Каталку остановили. Сашка наклонилась к ней, заглянула в глаза, перешедшие все рубежи и грани боли и страданий — уже там.

— Дети! Заберите их!

— Я заберу! Обещаю!

— Нет, не потом, сейчас, они уже два дня без меня… Маленькие, боятся.

Сознание покидало ее, она собралась, прошептала адрес.

— Как тебя зовут? — спросила Сашка.

— Ира Краскова.
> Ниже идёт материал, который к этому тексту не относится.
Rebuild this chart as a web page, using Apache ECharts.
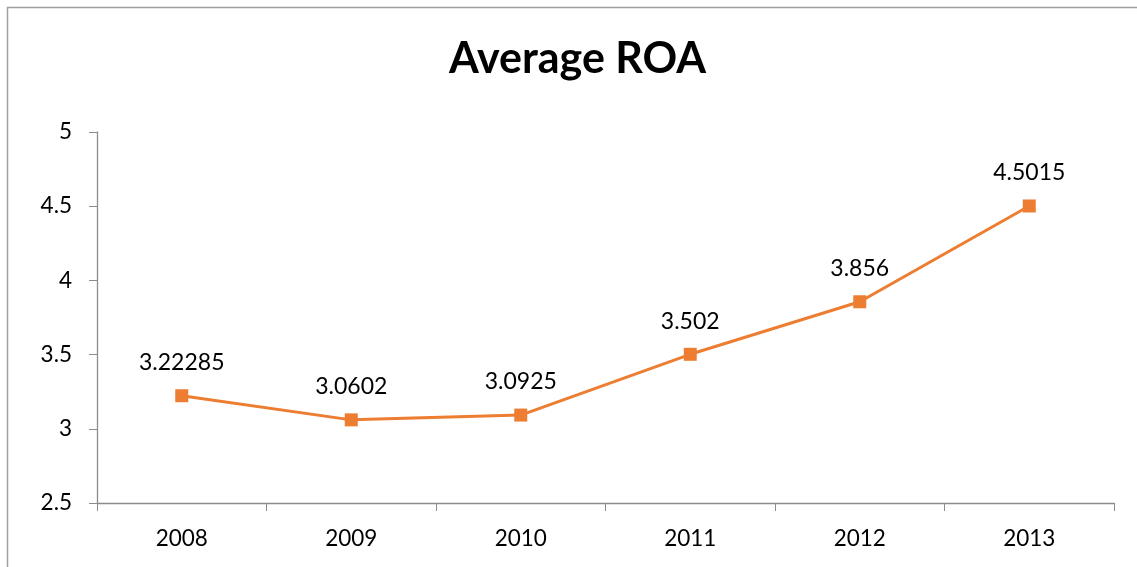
<!DOCTYPE html>
<html><head><meta charset="utf-8">
<script src="https://cdn.jsdelivr.net/npm/echarts@6/dist/echarts.min.js"></script>
<style>html,body{margin:0;padding:0;background:#fff}#c{width:1137px;height:567px}</style>
</head><body><div id="c"></div>
<script>
const categories = ['2008','2009','2010','2011','2012','2013'];
const roaValues = [3.22285, 3.0602, 3.0925, 3.502, 3.856, 4.5015];
const yTicks = {min: 2.5, max: 5, interval: 0.5};

const chart = echarts.init(document.getElementById('c'));
const font = 'Lato, "Open Sans", sans-serif';
chart.setOption({
  animation: false,
  graphic: [{type:'rect', shape:{x:7.5,y:7.5,width:1200,height:700}, style:{fill:'none', stroke:'#a0a0a0', lineWidth:1.5}}],
  title: {text:'Average ROA', left:449, top:38, padding:0, textStyle:{fontFamily:font, fontSize:43, fontWeight:'bold', color:'#000'}},
  grid: {left:97, right:23, top:132, bottom:64},
  xAxis: {type:'category', data:categories, boundaryGap:true,
    axisLine:{lineStyle:{color:'#8c8c8c', width:1.3}},
    axisTick:{show:true, alignWithLabel:false, length:8, lineStyle:{color:'#8c8c8c'}},
    axisLabel:{fontFamily:font, fontSize:22.5, color:'#000', margin:24}},
  yAxis: {type:'value', min:yTicks.min, max:yTicks.max, interval:yTicks.interval,
    axisLine:{show:true, lineStyle:{color:'#8c8c8c', width:1.3}},
    axisTick:{show:true, length:8, lineStyle:{color:'#8c8c8c'}},
    splitLine:{show:false},
    axisLabel:{fontFamily:font, fontSize:22.5, color:'#000', margin:25}},
  series: [{type:'line', data:roaValues, symbol:'rect', symbolSize:13,
    lineStyle:{color:'#ED7D31', width:3}, itemStyle:{color:'#ED7D31'},
    label:{show:true, position:'top', distance:15, fontFamily:font, fontSize:23, color:'#000',
      formatter: p => String(p.value)}}]
});
</script></body></html>
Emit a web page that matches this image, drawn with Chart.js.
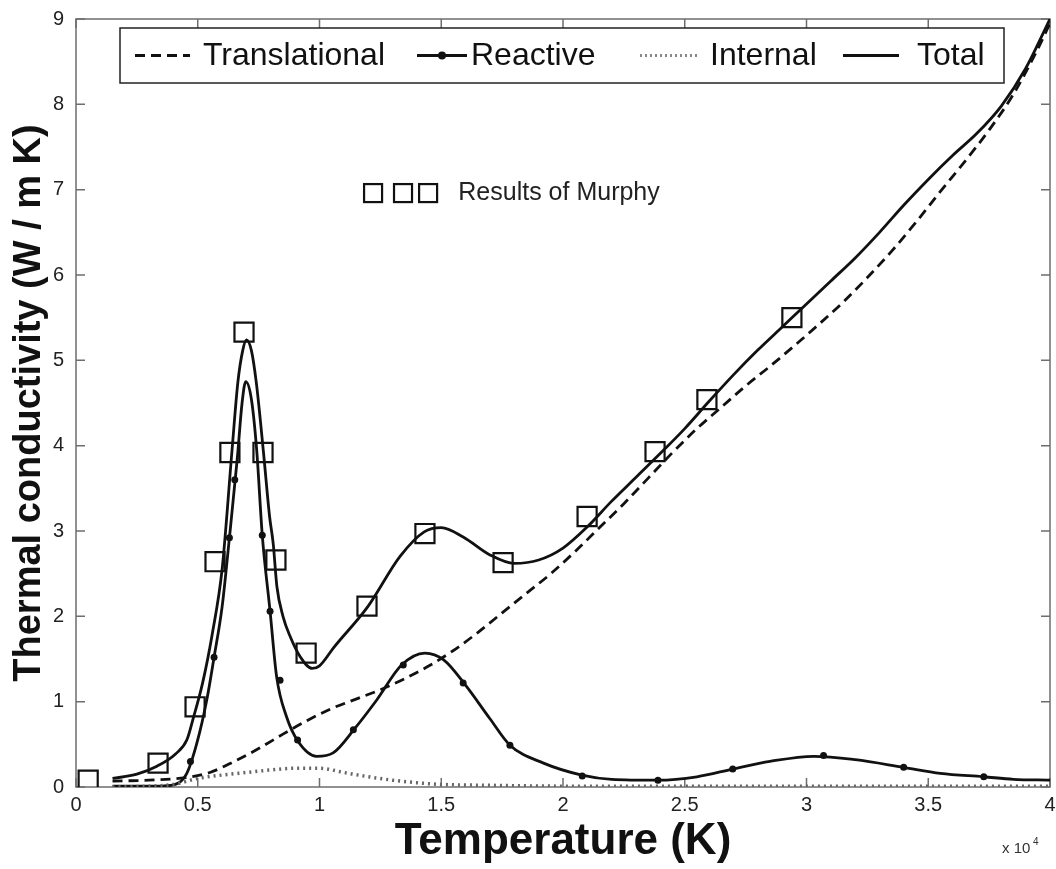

Дети… пожалуйста…

Она отпустила Сашкину руку и потеряла сознание.

Сашка проводила каталку до операционной, Иру увезли, Сашку остановил возле дверей врач.

— Вы знаете, что с ней случилось? — спросил он.

— Нет, я нашла ее прямо на проезжей части, думаю, ее сбила машина.

— Нет, машина ее не сбивала, — возразил врач, — ее пытали — зверски, жестоко и очень долго.

— Что-о?! Она выживет?

— Не знаю, — признался врач, — у нее такие травмы…

— Я хочу дождаться результатов операции.

— Вы ее родственница?

— Нет, но думаю, я сейчас у нее единственный родной человек.

Он внимательно посмотрел на Сашку, что-то решая.

— Часа три-четыре, в лучшем случае, может, больше. Кажется, она просила забрать детей? Успеете. В регистратуре оставьте свои данные, как родственницы, с которой она проживает.

— Спасибо! — обрадовалась Сашка, как самому лучшему подарку в жизни.

Ей с трудом удалось найти дом на окраине Москвы — старая хрущевка, соседствующая с рабочим общежитием, со всеми вытекающими из данного соседства последствиями. Дом стоял очень странно — боком в самом конце улицы с непонятной нумерацией — одиннадцатый, тринадцатый, куда-то подевались парочка домов, положенных по порядку, из-за угла выскакивала общага под номером девятнадцать, и совсем уж на отшибе, углом стоял искомый двадцать первый.